ANGER AND THE ART OF COMPASSION
I am tired. Prior to this past few weeks I was not one for self-disclosure full-scale but today I am fed up. I have had it. DONE. As many know from what I have disclosed in the past, I have had insurance issues related to a chronic condition that I refer to as my life. These have not ended and in fact once again have become exacerbated by the bureaucracy that is the American Insurance system. Have I told you I’m tired? I. Am. I’m tired enough that I can’t even bring myself to rehash the actual problem here today. I will save that for another time when I will be organizing some sort of campaign for change, and asking…no begging… for your help in doing this.

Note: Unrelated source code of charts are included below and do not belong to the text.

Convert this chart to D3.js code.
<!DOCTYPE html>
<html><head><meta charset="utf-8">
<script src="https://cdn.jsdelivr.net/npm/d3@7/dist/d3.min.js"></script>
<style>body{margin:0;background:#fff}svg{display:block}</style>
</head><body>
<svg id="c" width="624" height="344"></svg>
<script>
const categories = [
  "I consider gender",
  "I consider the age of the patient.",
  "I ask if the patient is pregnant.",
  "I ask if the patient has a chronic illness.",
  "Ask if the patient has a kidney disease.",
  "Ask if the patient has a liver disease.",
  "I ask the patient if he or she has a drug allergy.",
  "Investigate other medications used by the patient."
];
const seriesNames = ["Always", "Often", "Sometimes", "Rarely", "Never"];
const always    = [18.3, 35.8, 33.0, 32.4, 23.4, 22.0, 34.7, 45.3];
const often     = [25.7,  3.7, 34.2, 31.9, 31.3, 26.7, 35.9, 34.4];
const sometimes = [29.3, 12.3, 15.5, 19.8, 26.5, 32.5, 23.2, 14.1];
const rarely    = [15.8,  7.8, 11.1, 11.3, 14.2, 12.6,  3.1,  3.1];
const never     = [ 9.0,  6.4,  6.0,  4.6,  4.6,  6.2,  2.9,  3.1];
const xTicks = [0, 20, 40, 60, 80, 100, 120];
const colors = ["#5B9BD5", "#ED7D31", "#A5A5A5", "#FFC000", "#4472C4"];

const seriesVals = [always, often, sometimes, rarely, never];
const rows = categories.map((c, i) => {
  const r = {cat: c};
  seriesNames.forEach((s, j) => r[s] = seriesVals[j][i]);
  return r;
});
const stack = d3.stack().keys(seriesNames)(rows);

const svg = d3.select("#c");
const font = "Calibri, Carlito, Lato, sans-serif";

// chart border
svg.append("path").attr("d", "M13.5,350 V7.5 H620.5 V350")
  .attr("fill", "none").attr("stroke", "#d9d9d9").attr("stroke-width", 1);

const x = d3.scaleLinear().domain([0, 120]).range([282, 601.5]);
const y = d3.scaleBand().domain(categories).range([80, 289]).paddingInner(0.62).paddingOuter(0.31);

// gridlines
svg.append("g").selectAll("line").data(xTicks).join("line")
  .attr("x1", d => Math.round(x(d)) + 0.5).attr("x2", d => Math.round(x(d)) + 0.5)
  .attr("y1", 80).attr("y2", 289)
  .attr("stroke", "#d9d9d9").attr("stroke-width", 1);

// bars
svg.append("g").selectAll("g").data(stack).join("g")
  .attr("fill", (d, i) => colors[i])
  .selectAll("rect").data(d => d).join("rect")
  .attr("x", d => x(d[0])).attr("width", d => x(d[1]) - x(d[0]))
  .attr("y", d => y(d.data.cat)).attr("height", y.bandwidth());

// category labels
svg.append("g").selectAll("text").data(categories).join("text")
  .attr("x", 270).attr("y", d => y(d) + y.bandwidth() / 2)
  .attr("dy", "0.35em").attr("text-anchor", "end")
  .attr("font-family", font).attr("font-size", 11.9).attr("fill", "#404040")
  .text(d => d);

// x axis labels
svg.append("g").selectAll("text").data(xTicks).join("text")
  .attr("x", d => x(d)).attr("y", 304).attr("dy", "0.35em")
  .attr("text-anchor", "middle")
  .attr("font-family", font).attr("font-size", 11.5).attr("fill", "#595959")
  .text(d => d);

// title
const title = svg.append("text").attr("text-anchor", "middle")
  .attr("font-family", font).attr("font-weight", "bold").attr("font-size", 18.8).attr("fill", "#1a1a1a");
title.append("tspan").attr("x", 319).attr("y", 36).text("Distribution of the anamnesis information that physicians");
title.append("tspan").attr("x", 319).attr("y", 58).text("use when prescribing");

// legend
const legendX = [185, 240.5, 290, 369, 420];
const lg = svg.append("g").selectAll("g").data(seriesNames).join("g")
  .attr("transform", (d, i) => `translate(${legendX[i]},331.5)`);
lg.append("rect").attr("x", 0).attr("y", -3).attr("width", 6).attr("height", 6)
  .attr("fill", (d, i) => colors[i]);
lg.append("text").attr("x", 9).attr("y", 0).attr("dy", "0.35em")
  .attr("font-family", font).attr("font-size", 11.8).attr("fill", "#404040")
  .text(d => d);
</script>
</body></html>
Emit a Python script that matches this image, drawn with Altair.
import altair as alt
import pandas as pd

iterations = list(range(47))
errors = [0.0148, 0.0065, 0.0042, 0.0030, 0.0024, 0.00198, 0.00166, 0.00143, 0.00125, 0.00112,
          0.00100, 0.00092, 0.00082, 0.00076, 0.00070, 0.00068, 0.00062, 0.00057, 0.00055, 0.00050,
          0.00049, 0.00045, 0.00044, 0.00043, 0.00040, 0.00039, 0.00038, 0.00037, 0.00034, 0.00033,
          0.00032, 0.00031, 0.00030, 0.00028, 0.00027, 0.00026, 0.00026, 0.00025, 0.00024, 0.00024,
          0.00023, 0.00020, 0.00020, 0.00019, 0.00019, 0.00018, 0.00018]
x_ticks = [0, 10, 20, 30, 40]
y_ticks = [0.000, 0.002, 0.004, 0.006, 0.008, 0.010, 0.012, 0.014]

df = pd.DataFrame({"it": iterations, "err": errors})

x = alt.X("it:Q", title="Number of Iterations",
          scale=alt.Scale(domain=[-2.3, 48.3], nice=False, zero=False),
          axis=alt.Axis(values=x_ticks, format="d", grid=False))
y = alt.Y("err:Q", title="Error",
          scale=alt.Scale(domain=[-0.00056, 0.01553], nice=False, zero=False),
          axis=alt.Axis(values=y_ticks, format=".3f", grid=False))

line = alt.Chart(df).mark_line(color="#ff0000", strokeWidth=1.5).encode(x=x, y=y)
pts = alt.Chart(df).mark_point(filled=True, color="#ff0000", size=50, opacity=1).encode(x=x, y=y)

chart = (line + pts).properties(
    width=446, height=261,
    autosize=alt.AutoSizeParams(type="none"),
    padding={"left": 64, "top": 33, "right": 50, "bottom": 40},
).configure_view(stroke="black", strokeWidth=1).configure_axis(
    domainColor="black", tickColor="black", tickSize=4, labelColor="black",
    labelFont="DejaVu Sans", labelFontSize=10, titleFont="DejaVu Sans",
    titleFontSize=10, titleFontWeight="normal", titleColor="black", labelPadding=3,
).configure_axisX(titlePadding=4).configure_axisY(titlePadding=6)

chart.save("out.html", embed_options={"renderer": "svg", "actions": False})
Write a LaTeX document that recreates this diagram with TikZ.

I’m tired, but thankfully not too tired yet. My life is complicated enough, admittedly it is oft times of my own doing. I don’t need help to screw it up further. At first I thought I really need to do something because this is my life. Then I thought, I work in an altruistic profession and have really tried to devote my life to public service and for what? Well you know what? It’s not ALL about this problem. I know why I have done that and I know why I continue. I don’t need to spell it out here. But I do feel the need to say why I am intent on continuing to fight this problem even in the face of what has been complete and utter defeat. I need to do it because this is my life, and this is the life of so many people who have it so much more complicated than
myself. People I have met who have mortgaged their houses, lost their homes, lost their cars, their livelihoods not just to the scourge of disease, but to the ever worsening scourge of inefficient healthcare and its exorbitant costs. I plan on continuing because my awareness has been raised out here in the blogosphere, by people who celebrate the differences of their children for what they are…differences…not something to be denied by a system unwilling to recognize that the world does not work according to their dysfunctional cookbook methods of management. I don’t want to frighten anyone, but some day all those special needs children, whose parents celebrate, love and adore them (as they should!)- and have therefore planned for every contingency, couldn’t possibly predict what the system will be like when they are gone. I am a (dare I say?), intelligent, yet single income, long-term chronically ill woman who is fully capable of organizing and speaking for myself. What happens to those people who can’t? The streets, rooming houses, shelters, and soup kitchens are full of them… that’s what.
I’m tired, but I’m not done. I’m just a bit too tired today, maybe even this week, but I’m counting on a second wind, and as soon as it comes you will be the first to know. I need a little time to get organized.